--- SUPPLIED DATA ---

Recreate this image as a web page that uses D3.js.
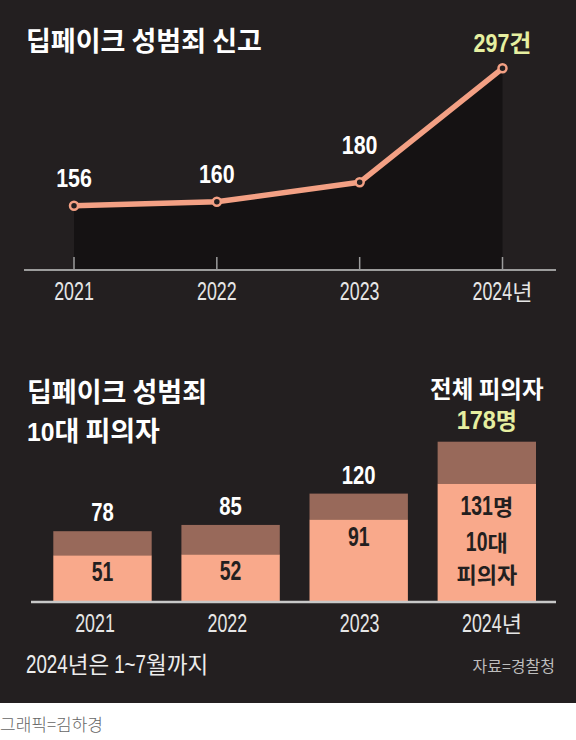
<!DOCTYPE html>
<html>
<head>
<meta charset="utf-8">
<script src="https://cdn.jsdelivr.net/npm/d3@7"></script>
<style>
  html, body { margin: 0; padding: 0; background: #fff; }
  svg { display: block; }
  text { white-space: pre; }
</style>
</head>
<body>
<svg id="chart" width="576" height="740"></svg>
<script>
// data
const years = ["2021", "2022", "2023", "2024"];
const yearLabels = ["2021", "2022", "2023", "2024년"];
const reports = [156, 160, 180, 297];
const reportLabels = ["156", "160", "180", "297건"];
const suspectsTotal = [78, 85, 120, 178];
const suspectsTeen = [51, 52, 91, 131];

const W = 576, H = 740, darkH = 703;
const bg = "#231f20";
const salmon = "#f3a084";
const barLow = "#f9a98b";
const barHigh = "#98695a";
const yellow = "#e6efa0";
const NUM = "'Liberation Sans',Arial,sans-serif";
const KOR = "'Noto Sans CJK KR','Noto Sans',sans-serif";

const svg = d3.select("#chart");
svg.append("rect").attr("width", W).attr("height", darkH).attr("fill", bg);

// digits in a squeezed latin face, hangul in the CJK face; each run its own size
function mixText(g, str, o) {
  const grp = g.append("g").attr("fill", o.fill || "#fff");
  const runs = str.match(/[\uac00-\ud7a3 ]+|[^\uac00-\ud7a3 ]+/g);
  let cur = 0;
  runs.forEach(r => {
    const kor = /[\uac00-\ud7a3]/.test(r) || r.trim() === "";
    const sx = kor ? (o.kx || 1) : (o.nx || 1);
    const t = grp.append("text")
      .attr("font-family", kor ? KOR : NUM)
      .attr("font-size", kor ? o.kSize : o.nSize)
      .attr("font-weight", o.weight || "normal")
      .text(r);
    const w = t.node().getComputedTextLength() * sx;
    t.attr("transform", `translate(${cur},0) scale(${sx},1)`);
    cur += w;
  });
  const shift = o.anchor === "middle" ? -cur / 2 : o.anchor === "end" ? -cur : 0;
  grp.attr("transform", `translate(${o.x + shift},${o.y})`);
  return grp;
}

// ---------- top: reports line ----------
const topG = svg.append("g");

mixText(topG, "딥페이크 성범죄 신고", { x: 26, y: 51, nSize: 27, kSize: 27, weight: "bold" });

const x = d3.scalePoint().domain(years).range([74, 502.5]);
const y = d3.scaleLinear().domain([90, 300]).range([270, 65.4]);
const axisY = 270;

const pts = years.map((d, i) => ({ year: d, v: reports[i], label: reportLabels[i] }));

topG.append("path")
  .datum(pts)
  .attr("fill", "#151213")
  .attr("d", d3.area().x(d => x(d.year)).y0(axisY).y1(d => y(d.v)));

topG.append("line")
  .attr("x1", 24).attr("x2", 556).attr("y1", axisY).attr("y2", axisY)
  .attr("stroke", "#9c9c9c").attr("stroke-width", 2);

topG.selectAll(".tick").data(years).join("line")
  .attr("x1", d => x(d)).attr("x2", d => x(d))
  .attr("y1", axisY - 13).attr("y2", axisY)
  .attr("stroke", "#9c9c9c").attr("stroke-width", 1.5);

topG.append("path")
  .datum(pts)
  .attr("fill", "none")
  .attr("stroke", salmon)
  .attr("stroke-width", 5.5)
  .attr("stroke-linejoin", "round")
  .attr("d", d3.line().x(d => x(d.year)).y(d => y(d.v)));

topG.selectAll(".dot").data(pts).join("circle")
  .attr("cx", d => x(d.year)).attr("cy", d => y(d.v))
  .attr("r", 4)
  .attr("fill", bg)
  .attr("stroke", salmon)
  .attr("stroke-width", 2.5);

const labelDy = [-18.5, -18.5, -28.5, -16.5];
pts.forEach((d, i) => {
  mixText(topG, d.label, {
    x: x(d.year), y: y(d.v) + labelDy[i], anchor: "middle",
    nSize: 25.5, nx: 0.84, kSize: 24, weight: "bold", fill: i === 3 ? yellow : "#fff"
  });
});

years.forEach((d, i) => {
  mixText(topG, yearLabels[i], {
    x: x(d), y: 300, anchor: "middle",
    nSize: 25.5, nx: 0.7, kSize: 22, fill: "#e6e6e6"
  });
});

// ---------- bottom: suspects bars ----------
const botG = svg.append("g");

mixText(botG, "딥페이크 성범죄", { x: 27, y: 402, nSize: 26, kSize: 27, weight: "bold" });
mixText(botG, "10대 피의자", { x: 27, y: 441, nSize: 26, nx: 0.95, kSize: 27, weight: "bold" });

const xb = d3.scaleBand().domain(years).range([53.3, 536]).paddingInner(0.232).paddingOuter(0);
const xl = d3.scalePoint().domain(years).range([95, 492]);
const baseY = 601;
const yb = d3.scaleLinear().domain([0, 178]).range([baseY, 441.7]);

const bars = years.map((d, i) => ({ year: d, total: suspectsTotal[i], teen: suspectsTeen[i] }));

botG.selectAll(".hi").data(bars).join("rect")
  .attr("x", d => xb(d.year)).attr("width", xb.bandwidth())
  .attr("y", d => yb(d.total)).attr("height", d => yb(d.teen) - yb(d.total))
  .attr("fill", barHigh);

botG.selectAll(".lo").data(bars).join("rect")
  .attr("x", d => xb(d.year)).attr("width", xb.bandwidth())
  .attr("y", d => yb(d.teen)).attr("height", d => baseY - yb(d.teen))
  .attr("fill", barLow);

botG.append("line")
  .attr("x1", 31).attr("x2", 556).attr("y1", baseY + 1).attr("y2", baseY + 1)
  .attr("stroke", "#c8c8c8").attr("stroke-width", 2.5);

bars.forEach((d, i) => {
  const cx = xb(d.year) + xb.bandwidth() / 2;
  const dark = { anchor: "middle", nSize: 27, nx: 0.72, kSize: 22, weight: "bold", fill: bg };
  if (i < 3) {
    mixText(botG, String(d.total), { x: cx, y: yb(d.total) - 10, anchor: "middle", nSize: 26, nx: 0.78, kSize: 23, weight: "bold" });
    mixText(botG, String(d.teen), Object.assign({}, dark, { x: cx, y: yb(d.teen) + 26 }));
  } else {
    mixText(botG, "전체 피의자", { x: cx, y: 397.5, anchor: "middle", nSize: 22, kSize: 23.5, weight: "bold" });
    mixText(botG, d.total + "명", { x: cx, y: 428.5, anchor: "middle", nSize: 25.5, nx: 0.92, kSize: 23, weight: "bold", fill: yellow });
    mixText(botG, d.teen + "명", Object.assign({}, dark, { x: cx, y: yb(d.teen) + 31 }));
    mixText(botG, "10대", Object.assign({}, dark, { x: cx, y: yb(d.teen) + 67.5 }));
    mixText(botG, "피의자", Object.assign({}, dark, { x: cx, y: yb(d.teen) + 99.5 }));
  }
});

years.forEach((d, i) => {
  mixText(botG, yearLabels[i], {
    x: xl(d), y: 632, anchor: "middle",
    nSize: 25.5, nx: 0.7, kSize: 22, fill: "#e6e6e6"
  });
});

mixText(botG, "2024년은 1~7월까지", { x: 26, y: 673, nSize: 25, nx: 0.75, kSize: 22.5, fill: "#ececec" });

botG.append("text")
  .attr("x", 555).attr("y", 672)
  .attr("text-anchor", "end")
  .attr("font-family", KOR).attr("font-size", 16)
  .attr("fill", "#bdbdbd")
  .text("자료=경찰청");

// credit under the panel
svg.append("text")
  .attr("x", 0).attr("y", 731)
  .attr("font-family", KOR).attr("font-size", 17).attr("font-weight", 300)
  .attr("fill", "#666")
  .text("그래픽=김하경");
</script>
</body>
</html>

---

Repeat the listing above from its first line through the line that contains "const axisY = 270;", both included, and nothing more. Drop the pictures.

SOLUTION BELOW =>
Recreate this image as a web page that uses D3.js.
<!DOCTYPE html>
<html>
<head>
<meta charset="utf-8">
<script src="https://cdn.jsdelivr.net/npm/d3@7"></script>
<style>
  html, body { margin: 0; padding: 0; background: #fff; }
  svg { display: block; }
  text { white-space: pre; }
</style>
</head>
<body>
<svg id="chart" width="576" height="740"></svg>
<script>
// data
const years = ["2021", "2022", "2023", "2024"];
const yearLabels = ["2021", "2022", "2023", "2024년"];
const reports = [156, 160, 180, 297];
const reportLabels = ["156", "160", "180", "297건"];
const suspectsTotal = [78, 85, 120, 178];
const suspectsTeen = [51, 52, 91, 131];

const W = 576, H = 740, darkH = 703;
const bg = "#231f20";
const salmon = "#f3a084";
const barLow = "#f9a98b";
const barHigh = "#98695a";
const yellow = "#e6efa0";
const NUM = "'Liberation Sans',Arial,sans-serif";
const KOR = "'Noto Sans CJK KR','Noto Sans',sans-serif";

const svg = d3.select("#chart");
svg.append("rect").attr("width", W).attr("height", darkH).attr("fill", bg);

// digits in a squeezed latin face, hangul in the CJK face; each run its own size
function mixText(g, str, o) {
  const grp = g.append("g").attr("fill", o.fill || "#fff");
  const runs = str.match(/[\uac00-\ud7a3 ]+|[^\uac00-\ud7a3 ]+/g);
  let cur = 0;
  runs.forEach(r => {
    const kor = /[\uac00-\ud7a3]/.test(r) || r.trim() === "";
    const sx = kor ? (o.kx || 1) : (o.nx || 1);
    const t = grp.append("text")
      .attr("font-family", kor ? KOR : NUM)
      .attr("font-size", kor ? o.kSize : o.nSize)
      .attr("font-weight", o.weight || "normal")
      .text(r);
    const w = t.node().getComputedTextLength() * sx;
    t.attr("transform", `translate(${cur},0) scale(${sx},1)`);
    cur += w;
  });
  const shift = o.anchor === "middle" ? -cur / 2 : o.anchor === "end" ? -cur : 0;
  grp.attr("transform", `translate(${o.x + shift},${o.y})`);
  return grp;
}

// ---------- top: reports line ----------
const topG = svg.append("g");

mixText(topG, "딥페이크 성범죄 신고", { x: 26, y: 51, nSize: 27, kSize: 27, weight: "bold" });

const x = d3.scalePoint().domain(years).range([74, 502.5]);
const y = d3.scaleLinear().domain([90, 300]).range([270, 65.4]);
const axisY = 270;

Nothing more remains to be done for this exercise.